Last week I came across an article about traumatic birth experiences that spoke right to my heart. There’s something comforting and somewhat satisfying about knowing you are not alone in your experience of a particular event. Childbirth tends to be one of those events. Women share triumphs and horror stories and wear them like badges because they can be both. I’ve shared my feelings on my first c-section before and I feel like there is something cathartic in sharing our stories.
Ben’s birth was both joyful and traumatic, in equal measure. It’s well over 3 years later and I still think about it often. I wouldn’t change him or take anything back because the whole event brought him to me, but I do think about how different things could have been had they gone better … or how awful they could have been had things gone worse. There were points in time when both him and I were in precarious states which is scary to even think of now, let alone at the time.
I remember being in labour and having many of the doctors and nurses talking about me like I wasn’t even there. I’ll be forever grateful to the few who held my hand, rubbed my back and told me that everything was going to be ok. I understand that as part of their jobs, they see the situation often. They have to be objective and they have to use their knowledge and experience to get each baby safely delivered then it’s onto the next one. It was incredibly busy in L&D for the entire 60 hours that I laboured. It was approximately 10 months after the release of the popular book from E.L. James and the nurses were laughing about all of the 50 Shades of Grey babies. In full disclosure, I hadn’t actually read the book at the time so I had no idea what they were talking about. I have read it since and now I get the joke!
I haven’t seen many photos of myself and Ben from that day but I remember looking at him in my drugged state and thinking that I’d always advocate for him (and myself) better than I did that day. I don’t like to be reminded about how I didn’t speak up for myself, I didn’t ask questions about what was going on, and I didn’t demand to be included in discussions of my own care. 60 hours. That’s when we stopped counting. Ben was sunny side up instead of facing my back like he should have been so vaginal delivery was dangerous because his neck could have been broken. No one explained that though. My epidural didn’t take and I was given morphine shots to dull the pain but they also made things a bit hazy. In the end it took me getting on my hands and knees in the bathroom, bleeding and howling like an animal for them to agree to take me to the OR for an emergency c-section. You often hear of people being prompted toward a c-section but I had to beg for mine.
I’ll never forget the feeling of sitting on the side of the operating table while getting my spinal and having all the the pain and feeling from my armpits down slip away into sweet relief. At that point my screaming stopped and Nick, who had to wait outside for me to be prepped, thought I was dead. I often forget that it was traumatic for both of us. A few short minutes later Benjamin was born! For those few moments, time stood still and nothing else mattered. He was absolutely perfect and absolutely worth it all.

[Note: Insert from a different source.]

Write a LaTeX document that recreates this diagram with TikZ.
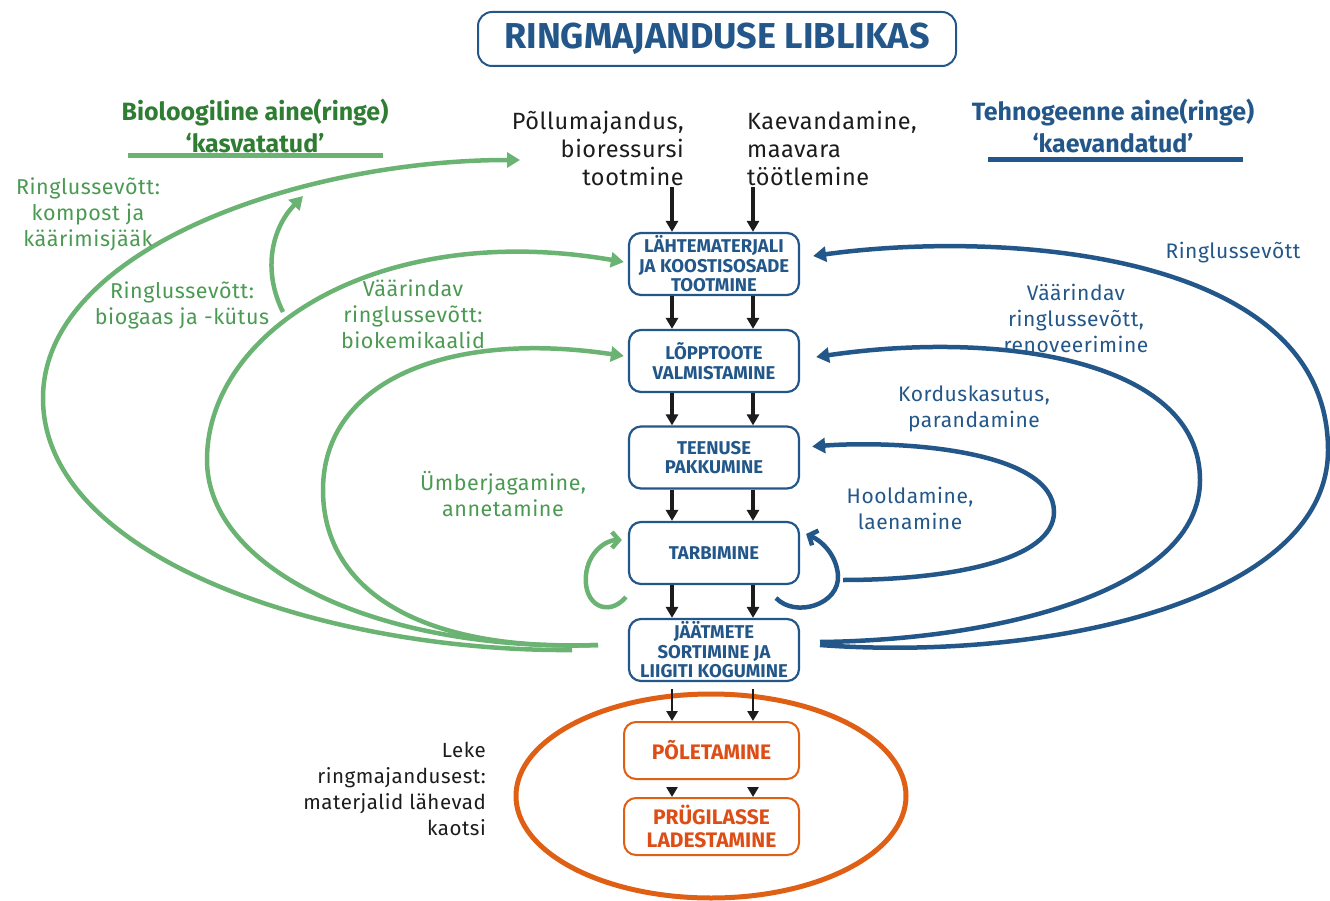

Our struggles weren’t over though, because as section mama’s know, healing from major abdominal surgery is tough! Couple that with intense exhaustion and a large loss of blood and my recovery was nearly as difficult as my labour. Poor Ben also suffered physical trauma during the whole ordeal because the many times they tried to turn him got him lodged into my pelvis and caused the back of his head to be bruised and sore. We couldn’t lay him on his back because it hurt his head so he slept in our arms for the most part. He was a superstar through it all and when things got tough I would look at him to help me muster the strength I needed at the time. It was 6 months before I was physically feeling well again and a lot longer before my mental health improved. I struggled with postpartum depression and anxiety which I have talked about and it took a long time for me to come to terms with how things happened.
Today, things are better. Despite the experience and to the surprise of many, I had another little boy almost exactly 2 years later. Alex’s birth (a planned c-section) was much faster, easier and such a great experience. My doctor made sure that I was in control and that things went just as I wanted them to which turned out to be a beautiful gift of healing for me. I have come to realize that the circumstances of Ben’s birth had no bearing on my capabilities as a mother. Just because things didn’t go how I wanted them to and they weren’t “perfect”, doesn’t make them any less meaningful. This is our story and it made us stronger and for that I am grateful. It took me a long time to let go of the hurt and some days I still feel it but I am better for it. I proved to myself that I can fight through anything for my children and I would do it all again in a heartbeat for them if I had to.